It is impossible to overstate the importance of football to Brazil in terms of its identity and national pride. British players and officials may have first ratified its rules, but Brazilian players developed the flair to show you could entertain and express yourself while striving to win.

And Brazil has consistently won – no other national side has won the World Cup five times – while players from Pele through Ronaldo and now the current hope Neymar are seen as heroes around the world. Yet while hosting this competition, the country seeks to wipe out one horrible memory – Uruguay “stealing” the trophy in a final with Brazil as World Cup host nation in 1950. “When we lost that game to Uruguay there were almost 200,000 people sitting in the stadium crying,” the CBF’s president Jose Maria Marin says.
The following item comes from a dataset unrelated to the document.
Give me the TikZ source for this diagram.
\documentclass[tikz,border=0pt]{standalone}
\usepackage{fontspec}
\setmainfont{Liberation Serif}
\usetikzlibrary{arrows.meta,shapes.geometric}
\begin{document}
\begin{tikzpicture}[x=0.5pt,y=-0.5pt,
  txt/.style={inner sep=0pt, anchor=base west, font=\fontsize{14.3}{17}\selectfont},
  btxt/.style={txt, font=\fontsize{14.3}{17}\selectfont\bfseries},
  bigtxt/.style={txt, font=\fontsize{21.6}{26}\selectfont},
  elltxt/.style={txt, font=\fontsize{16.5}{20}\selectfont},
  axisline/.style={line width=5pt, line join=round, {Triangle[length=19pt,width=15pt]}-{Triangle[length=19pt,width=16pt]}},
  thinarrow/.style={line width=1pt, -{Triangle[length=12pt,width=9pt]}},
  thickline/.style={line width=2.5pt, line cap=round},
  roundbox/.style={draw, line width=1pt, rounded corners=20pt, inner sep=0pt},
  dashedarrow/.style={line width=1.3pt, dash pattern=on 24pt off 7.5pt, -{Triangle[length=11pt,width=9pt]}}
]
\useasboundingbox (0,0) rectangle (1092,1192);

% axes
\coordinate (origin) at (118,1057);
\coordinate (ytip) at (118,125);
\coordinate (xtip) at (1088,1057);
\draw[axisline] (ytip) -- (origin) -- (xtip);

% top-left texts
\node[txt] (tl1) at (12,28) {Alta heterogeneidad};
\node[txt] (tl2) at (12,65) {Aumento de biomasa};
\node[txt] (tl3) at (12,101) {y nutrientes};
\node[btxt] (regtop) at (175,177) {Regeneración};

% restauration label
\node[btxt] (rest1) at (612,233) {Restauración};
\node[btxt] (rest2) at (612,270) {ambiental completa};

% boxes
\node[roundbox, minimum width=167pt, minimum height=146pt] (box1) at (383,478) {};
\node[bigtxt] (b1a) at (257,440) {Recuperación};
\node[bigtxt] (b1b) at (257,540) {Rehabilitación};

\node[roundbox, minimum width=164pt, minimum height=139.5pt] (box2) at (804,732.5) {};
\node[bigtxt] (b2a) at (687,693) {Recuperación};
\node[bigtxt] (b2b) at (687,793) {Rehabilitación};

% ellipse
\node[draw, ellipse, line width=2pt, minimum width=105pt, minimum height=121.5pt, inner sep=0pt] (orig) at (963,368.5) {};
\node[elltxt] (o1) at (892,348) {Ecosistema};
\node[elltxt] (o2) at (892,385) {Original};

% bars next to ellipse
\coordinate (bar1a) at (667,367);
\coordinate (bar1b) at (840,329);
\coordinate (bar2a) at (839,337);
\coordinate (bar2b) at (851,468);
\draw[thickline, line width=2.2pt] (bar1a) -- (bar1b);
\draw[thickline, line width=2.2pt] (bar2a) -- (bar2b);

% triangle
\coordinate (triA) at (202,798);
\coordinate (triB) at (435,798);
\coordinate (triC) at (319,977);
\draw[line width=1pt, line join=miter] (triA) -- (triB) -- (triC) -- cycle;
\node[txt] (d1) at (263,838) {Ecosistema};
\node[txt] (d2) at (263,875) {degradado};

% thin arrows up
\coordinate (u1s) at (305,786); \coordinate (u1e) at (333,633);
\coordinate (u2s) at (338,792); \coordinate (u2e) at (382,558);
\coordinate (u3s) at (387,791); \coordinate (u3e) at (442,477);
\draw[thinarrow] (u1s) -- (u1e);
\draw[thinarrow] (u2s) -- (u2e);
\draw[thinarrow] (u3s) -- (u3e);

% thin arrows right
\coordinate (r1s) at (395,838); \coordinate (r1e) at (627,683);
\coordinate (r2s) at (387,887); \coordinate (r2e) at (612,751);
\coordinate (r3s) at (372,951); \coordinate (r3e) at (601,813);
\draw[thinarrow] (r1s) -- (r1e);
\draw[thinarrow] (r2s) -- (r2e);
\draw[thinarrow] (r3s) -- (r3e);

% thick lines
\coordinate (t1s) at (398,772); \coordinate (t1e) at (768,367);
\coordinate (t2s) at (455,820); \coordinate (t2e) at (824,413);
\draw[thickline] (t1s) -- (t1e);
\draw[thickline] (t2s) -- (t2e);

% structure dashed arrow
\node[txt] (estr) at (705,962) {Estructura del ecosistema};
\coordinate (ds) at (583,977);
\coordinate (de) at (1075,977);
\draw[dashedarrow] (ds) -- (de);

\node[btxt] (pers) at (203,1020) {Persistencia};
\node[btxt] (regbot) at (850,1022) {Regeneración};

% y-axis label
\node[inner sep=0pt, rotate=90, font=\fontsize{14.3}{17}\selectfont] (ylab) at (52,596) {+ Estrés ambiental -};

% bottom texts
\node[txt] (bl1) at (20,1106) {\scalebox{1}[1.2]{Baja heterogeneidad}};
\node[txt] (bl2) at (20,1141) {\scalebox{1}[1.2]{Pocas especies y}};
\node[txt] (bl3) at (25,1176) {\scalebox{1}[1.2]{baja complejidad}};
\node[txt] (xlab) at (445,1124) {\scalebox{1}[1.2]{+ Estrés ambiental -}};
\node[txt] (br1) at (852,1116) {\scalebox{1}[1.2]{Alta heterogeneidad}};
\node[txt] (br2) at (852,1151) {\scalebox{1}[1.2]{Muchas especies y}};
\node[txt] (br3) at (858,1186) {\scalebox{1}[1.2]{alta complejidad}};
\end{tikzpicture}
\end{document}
Football is so important because it helped unite a disparate nation and give it a common identity, something the minister of sports, Aldo Rebelo, notes, especially when the national side won its first World Cup in 1958. “When Pele was world champion, he didn’t just help show Brazil to the world, he helped Brazilians discover Brazil as well,” the politician from Alagoas state says. “Where I come from, many people became more aware of the country as a whole – not just geographically, but culturally as well.”

For a nation that faces huge extremes of wealth and poverty, football especially gives hope to the poor. Top players show anyone can succeed, no matter what their background. This is especially the case since players began earning huge sums and becoming celebrities, Marin explains. “Being an athlete is now better understood as a valid career,” he says. “Neymar, for example, is a brilliant kid, an excellent player, but above all – and despite his fame and fortune – he remains as humble as he was in the beginning.”

These stars of Brazilian football succeed by honing the flair that ensures the national team remains a firm favourite for fans around the world.

Football: the UK’s gift to Brazil

British expatriates brought football to Brazil in the late 19th century. Experts believe a Scottish dye worker, Thomas Donohue, organised the first match in 1894, while the first club was formed by Englishman Charles Miller, inspired by Corinthians, a side from his homeland. Another Sao Paulo side took that name, forming connections that continue today.